『らんまん』寺脇康文演じる蘭光のあまりに大きい存在感 “家”の問題が万太郎を縛る
連続テレビ小説『らんまん』(NHK総合)第9話は、突発的な事態によって放送時間が変更となった。朝の朗らかな時間が奪われたことと軌を一にするように、劇中でも主人公をめぐって環境の変化が現れた。
名教館で池田蘭光(寺脇康文)と出会い、学問のおもしろさに目覚めた万太郎(小林優仁)だったが、祖母のタキ(松坂慶子)は家業そっちのけで勉強に打ち込む万太郎を危惧する。「当主の自覚が足らん」と叱り、商売について学ばせるため、学問所をやめさせようとするタキに万太郎は反発。現在12歳で、数年後に造り酒屋を背負って立つ当主なので仕方ないことであるが、せっかく育った探究心の芽が摘み取られてしまうのは惜しい。
しかし、蘭光は予想外の反応を見せる。郷校だった名教館は今月いっぱいで廃止され、小学校ができるのだという。誰もが学べる小学校なら通わない理由がなく、タキの心配は及ばない。それよりも、万太郎にとって蘭光がいなくなってしまうことが大問題だった。離任を残念がる万太郎と佑一郎(岩田琉生)を蘭光は1泊2日の野外授業へ連れ出した。

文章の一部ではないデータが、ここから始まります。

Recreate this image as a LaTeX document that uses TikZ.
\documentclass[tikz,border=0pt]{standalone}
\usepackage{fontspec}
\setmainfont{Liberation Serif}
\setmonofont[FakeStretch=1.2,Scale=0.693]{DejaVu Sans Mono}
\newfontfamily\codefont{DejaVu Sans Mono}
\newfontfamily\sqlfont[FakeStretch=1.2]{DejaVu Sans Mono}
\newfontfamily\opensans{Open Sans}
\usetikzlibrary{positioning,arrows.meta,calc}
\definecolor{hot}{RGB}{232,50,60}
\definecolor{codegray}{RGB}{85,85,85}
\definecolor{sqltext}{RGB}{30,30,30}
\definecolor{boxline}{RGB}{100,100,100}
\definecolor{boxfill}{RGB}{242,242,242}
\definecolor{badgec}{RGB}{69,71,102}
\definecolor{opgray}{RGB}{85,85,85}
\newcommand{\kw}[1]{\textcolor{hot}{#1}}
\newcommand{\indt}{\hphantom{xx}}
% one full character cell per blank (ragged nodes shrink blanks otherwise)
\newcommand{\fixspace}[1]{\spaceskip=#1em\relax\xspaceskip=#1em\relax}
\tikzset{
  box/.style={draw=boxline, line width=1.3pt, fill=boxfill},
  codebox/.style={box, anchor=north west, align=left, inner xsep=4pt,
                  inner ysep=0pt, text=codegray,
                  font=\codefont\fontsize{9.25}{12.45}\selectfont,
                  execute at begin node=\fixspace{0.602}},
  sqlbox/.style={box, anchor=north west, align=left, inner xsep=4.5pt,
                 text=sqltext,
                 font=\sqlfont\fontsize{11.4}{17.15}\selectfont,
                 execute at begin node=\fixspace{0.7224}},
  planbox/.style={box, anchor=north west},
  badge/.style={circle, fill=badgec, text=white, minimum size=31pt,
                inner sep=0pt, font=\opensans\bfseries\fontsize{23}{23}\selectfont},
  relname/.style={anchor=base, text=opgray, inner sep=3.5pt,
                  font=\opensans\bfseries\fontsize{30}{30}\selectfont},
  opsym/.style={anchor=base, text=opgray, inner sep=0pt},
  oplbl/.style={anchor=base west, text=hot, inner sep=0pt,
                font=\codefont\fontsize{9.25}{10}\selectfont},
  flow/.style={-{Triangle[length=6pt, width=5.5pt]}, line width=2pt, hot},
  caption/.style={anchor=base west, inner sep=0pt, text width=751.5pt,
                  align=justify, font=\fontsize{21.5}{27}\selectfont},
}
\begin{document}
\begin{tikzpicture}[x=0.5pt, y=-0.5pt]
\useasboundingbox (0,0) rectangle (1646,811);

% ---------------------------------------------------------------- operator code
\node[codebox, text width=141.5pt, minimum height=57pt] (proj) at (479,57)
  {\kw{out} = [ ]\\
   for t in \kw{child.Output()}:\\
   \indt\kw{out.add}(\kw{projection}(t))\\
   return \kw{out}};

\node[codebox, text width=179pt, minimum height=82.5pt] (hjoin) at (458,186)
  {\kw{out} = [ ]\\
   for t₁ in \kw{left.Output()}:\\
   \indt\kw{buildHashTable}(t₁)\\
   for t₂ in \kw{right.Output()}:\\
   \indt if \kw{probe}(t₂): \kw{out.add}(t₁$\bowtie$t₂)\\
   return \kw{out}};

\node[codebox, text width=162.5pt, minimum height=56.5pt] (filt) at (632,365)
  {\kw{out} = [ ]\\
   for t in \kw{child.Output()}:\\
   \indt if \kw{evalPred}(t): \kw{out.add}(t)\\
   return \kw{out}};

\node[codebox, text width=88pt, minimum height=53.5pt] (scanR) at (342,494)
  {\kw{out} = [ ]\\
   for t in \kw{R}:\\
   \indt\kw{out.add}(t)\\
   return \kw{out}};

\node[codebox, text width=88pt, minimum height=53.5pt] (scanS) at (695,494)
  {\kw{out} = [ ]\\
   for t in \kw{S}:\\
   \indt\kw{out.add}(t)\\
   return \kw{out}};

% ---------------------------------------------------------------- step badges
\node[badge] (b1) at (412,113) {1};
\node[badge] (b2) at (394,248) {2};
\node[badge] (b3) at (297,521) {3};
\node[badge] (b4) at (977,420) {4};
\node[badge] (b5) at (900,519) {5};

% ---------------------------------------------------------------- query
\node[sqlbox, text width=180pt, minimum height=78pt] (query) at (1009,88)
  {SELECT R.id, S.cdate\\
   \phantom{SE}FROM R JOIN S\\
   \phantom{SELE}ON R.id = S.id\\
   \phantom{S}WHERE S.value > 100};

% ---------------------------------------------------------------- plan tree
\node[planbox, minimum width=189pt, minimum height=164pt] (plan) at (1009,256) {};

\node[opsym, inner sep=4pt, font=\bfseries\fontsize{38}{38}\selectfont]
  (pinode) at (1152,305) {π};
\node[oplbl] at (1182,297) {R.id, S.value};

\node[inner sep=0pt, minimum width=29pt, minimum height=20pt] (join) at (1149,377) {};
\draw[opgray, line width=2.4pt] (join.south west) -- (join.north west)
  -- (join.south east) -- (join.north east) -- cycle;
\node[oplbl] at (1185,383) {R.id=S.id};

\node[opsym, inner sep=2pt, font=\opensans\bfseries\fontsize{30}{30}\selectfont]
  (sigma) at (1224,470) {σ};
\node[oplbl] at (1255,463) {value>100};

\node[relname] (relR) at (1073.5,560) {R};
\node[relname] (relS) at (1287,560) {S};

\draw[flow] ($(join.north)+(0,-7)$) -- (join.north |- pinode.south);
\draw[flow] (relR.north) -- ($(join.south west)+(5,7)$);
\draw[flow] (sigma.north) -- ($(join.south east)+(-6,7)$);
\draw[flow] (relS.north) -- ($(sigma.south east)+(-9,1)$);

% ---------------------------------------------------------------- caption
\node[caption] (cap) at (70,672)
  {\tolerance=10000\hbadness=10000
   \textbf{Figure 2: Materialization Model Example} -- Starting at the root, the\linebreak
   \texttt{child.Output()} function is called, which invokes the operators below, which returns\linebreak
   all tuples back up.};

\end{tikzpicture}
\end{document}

高知県を流れる仁淀川。美しく澄んだ流れから「仁淀ブルー」として知られる河川を万太郎たちは遡上。川べりに野宿し、野に生える草から食べられるものをより分け、夕餉の糧にする。今ならアウトドアのキャンプだが、大自然のふところに抱かれた体験は万太郎の原点になったはずだ。